# Have people had success with FET following a chemical pregnancy/ miscarriage?



## Daisy L (Oct 5, 2007)

Hello,
I had a chemical pregnancy last week and now I am wondering if I should continue with my frozen embies (I've got 7, which have all reached Blastocyst stage)

What scares me is that with ICSI they can only determine that the sperm and subsequent embryos look normal - they can't look at the genetic make up. Since chemical pregnancies often occur as nature's way of dealing with an abnormality, I wonder if embryos from the same batch are likely to have the same problems.
It would be really helpful to hear other people's experience - have you conceived with a FET from the same batch following a chemical pregnancy/ miscarriage?
Or did you find a pattern emerging each time?

I am just so scared that I could spend all of this year having my hopes raised and then dashed.

All advice really welcomed
Daisy x


----------



## meobs (Oct 21, 2007)

Hi Daisy

I am sorry to hear about your sad news.  I too had a very early miscarriage (fresh cycle) and then went on to have a DD with FET.  So yes it is possible to get BFP afterwards.  Unfortunately have not been so lucky since but will keep trying to use our 6 little frosties.

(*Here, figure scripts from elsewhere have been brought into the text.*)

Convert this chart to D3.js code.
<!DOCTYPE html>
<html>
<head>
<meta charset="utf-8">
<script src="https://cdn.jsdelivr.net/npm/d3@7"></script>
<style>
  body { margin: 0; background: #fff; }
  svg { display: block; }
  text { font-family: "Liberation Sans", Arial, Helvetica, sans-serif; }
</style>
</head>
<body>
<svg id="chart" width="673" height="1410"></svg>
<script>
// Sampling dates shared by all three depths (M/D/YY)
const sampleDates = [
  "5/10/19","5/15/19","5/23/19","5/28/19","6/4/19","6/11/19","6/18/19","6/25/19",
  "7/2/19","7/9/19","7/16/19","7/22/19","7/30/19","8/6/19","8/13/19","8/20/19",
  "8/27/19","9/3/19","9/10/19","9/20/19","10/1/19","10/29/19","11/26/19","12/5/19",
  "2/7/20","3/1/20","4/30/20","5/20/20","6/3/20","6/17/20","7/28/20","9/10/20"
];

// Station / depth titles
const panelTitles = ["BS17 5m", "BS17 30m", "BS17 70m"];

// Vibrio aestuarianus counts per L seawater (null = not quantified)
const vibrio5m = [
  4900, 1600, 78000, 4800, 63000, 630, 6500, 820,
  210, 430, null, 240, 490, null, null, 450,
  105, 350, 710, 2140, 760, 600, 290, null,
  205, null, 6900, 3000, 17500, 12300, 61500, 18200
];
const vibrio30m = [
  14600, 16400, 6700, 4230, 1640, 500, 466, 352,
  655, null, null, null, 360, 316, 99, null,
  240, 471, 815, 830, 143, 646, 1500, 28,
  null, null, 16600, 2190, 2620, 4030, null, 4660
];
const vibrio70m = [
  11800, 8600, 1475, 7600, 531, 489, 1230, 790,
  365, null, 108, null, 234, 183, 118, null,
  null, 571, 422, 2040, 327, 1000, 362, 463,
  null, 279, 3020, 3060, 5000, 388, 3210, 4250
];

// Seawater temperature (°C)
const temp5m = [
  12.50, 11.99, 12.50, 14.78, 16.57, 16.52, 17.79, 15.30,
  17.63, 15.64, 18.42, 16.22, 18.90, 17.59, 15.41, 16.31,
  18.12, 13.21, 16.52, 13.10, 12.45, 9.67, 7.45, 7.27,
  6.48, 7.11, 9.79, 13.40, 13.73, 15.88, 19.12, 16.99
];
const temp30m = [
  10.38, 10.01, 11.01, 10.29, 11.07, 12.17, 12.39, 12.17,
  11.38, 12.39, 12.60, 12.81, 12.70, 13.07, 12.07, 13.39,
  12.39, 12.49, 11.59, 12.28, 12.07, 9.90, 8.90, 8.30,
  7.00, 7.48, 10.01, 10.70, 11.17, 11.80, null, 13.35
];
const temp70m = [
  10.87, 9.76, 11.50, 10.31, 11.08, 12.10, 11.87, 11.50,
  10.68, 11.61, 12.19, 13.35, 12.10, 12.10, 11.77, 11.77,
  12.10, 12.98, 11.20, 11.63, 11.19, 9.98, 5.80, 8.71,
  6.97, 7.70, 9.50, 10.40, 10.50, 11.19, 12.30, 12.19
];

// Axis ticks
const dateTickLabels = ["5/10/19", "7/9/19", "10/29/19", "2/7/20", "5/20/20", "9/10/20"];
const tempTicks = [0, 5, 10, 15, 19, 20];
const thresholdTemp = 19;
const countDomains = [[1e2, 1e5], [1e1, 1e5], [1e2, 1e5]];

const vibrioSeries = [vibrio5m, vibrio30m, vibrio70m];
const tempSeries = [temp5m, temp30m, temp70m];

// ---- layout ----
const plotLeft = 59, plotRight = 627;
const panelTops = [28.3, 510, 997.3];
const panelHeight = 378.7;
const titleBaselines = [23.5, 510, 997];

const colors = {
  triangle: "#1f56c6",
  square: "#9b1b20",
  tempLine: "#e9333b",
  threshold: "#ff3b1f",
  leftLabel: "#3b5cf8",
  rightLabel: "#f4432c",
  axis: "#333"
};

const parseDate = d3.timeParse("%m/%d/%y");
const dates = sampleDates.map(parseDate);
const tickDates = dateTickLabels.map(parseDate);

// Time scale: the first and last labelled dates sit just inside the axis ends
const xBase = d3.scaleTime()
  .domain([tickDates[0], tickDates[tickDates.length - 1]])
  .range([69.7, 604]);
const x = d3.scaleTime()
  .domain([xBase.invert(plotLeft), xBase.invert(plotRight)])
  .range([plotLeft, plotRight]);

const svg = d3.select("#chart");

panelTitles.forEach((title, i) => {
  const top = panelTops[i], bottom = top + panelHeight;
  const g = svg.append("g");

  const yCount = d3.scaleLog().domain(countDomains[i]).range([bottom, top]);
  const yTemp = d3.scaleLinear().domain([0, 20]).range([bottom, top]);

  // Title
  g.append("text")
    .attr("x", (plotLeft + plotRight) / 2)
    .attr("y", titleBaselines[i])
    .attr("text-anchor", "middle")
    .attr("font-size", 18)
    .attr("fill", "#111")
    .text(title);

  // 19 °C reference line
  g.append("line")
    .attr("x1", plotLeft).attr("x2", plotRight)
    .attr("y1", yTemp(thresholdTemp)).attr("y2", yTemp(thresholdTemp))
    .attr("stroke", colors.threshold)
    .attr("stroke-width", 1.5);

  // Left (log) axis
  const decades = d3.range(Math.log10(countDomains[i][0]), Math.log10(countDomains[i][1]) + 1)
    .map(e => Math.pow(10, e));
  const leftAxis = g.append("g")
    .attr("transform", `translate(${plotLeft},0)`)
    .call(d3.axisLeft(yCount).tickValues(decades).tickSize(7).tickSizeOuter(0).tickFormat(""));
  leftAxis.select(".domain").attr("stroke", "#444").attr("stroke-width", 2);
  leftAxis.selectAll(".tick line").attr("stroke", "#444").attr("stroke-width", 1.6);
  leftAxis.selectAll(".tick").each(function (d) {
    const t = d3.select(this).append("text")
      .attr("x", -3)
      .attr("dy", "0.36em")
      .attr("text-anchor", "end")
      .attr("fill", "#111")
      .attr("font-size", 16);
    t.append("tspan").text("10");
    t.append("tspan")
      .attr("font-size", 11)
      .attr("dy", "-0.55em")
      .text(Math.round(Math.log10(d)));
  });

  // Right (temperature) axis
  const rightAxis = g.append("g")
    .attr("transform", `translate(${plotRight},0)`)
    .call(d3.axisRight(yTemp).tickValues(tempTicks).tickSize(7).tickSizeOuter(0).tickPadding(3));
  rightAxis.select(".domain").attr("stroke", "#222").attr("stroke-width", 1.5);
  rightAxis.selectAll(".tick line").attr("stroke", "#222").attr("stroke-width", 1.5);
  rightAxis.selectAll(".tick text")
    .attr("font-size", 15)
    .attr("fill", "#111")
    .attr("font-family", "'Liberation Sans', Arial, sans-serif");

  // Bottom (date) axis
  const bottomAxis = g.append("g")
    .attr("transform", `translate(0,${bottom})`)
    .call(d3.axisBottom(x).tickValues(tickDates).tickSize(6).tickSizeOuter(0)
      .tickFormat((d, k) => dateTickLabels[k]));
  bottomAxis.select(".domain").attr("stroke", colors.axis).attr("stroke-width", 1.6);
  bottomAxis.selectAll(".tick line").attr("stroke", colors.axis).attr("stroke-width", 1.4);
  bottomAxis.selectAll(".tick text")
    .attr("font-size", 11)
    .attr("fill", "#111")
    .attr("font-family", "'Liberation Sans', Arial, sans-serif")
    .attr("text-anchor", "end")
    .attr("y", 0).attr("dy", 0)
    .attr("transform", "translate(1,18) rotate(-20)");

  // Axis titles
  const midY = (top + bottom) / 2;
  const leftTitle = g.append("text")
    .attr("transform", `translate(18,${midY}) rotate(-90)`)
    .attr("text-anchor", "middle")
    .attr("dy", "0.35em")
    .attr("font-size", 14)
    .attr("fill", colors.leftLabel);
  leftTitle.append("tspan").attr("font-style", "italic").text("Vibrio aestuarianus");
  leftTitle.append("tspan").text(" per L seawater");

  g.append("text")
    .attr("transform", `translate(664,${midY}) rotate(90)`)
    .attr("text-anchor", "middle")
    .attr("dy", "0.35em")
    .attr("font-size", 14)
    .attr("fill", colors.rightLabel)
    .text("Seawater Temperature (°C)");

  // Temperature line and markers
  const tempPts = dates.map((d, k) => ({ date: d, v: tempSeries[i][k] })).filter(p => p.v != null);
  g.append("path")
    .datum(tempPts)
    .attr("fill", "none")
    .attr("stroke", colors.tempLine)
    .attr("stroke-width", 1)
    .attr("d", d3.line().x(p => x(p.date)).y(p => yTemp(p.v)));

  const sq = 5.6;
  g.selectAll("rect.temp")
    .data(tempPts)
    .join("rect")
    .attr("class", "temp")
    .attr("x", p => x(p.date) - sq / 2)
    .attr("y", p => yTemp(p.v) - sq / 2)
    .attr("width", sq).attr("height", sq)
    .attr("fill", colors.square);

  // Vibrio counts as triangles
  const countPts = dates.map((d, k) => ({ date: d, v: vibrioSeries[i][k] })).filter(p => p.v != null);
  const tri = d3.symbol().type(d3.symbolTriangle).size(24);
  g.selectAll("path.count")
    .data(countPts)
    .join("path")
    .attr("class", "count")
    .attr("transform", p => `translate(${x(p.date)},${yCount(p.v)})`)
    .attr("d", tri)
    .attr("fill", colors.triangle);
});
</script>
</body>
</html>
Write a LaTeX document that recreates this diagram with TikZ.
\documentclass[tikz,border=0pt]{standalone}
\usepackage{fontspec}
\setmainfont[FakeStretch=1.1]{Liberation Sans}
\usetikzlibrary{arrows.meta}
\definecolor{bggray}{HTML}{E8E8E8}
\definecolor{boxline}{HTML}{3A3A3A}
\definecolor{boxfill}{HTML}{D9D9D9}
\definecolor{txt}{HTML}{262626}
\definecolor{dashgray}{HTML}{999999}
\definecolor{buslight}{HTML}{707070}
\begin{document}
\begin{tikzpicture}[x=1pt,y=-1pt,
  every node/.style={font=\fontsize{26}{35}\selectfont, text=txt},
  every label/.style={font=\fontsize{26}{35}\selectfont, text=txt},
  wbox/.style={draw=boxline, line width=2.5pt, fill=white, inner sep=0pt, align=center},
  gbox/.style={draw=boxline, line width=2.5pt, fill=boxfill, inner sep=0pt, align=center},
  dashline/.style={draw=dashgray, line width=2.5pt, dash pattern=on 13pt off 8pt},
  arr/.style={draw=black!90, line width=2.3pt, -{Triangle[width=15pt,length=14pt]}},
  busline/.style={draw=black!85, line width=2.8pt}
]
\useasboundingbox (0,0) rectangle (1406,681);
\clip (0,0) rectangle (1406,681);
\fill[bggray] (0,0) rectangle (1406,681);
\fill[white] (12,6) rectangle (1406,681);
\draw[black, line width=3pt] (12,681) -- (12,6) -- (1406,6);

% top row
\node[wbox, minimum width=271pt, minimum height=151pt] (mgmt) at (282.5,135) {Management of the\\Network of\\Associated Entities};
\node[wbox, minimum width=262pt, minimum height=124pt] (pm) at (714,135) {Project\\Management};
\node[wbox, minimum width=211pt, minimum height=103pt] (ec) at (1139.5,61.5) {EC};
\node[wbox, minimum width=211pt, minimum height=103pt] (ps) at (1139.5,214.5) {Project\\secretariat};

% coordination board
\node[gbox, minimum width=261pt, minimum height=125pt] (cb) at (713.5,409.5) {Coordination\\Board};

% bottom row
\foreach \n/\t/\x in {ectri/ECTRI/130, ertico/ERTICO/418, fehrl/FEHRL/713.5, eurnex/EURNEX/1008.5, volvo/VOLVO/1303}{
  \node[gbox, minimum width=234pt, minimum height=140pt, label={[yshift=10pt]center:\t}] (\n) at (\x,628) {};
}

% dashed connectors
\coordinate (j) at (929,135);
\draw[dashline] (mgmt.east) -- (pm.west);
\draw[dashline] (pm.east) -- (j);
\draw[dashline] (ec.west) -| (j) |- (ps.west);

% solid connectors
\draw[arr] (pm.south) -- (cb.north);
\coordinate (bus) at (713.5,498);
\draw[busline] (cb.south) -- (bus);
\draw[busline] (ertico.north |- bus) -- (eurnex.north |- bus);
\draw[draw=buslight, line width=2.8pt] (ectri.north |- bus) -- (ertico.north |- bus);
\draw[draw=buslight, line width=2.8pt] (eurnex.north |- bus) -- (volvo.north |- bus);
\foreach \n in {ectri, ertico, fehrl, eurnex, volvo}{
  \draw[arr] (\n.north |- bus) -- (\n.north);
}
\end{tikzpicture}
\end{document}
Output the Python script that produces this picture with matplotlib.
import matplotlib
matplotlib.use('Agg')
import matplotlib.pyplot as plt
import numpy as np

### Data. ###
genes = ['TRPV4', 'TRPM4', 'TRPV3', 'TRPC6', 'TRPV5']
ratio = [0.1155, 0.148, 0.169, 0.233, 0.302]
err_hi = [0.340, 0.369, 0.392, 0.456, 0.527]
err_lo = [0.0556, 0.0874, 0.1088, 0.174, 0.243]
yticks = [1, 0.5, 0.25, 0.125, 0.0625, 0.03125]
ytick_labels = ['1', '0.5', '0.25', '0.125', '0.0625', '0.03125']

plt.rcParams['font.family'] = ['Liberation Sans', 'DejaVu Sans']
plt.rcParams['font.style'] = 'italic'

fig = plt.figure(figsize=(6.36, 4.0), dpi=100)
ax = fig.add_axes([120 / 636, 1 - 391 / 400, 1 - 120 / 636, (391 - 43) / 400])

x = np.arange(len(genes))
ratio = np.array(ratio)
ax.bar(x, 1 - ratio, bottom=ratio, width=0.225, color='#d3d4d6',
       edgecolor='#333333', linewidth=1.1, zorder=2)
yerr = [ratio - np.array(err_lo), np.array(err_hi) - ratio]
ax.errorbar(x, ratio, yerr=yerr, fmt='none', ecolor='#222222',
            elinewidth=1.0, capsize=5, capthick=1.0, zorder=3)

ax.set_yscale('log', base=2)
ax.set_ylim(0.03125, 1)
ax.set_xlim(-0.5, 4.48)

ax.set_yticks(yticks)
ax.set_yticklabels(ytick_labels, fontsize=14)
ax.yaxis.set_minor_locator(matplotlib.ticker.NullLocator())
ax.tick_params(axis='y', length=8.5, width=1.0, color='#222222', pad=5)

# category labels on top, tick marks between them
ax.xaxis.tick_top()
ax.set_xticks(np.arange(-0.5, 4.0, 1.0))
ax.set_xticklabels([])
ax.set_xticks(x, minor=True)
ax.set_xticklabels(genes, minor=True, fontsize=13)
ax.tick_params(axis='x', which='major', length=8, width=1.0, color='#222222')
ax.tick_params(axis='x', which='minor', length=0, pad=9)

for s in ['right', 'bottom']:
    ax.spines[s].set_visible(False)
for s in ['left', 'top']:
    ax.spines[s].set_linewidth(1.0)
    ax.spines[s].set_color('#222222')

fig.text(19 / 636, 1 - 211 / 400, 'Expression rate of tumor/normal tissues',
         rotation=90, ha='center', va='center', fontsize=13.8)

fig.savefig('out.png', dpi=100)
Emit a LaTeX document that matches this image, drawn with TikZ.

Good luck with your decisions and treatment.
Love
Meobs
xxx


----------



## anji (Nov 1, 2007)

Hi Daisy,

I've had two chemical pregnancies from two different fresh ICSI cycles...  I am now going to use frozen embryos from one or both of those cycles in an upcoming FET... It's a great question that you have.

It's great to hear Meobs that it can work!

Best wishes,
Anji


----------



## Happygirlie (Feb 1, 2005)

I had a BFN on my fresh cycle with 2 embies, remaining 5 were frozen at day 2 - they were thawed and taken to blast - all survived but only 1 romped away as really strong - my ticker says the rest.

I done a unmedicated FET also.

Good luck with the dilemma.

Sue


----------



## Treaco (Mar 10, 2005)

Hi

We were successful on our 2nd IVF but unfortunately I miscarried that was in the August/September, we then decided to use the 2 frozen eggs we had from the same cycle and that produced out little boy so not all eggs from the same batch will result in failure and I would say to use your frozen eggs, I had a FET on a natural cycle and it was much easier than a normal IVF cycle.

Good luck

Michelle x


----------